December 14, 2015


Is the Fed's interest rate hike a major error? (George Magnus, December 14, 2015, The Prospect)

[A] lot of people are worried the Fed is about to commit a major error. Even though central banks don't raise interest rates once in the belief that a one-off will suffice, many commentators and economists think the Fed may find out as soon as early next year that it will have to freeze further increases or even reverse what it has done by then. It is certainly likely that the first rise in rates is less important than the expectations built into the markets about how far the Fed will raise rates and over what period of time. At the moment, markets expect rates to rise by little more than 0.5% by the end of 2016. They could be wrong of course, but the US and the global economy should be able to withstand this sort of reduced accommodation --a superior phrase to "tightening"--possibly a little more. 

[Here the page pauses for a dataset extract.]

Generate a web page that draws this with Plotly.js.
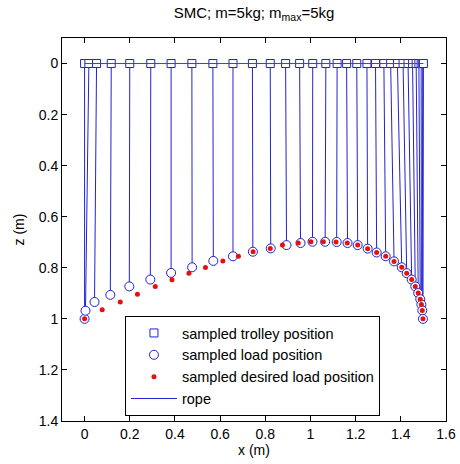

I imagine the Fed's policy-makers are well aware of the risk and have no intention of following in the footsteps of the 15 OECD central banks that have raised interest rates since 2011 only to reverse the increase(s) subsequently, and in some cases, take interest rates down to lower levels than where they began.

This hike has nothing to do with existing economic conditions.  It's just the obligatory action of a new Fed chairman to prove their inflation fighting bona fides to the industry, which still fears a return of the inflation of the 1970's.  Greenspan and Bernanke both took similar actions, nearly triggering and probably triggering recessions respectively (we won't know for another decade whether 2008 officially qualifies).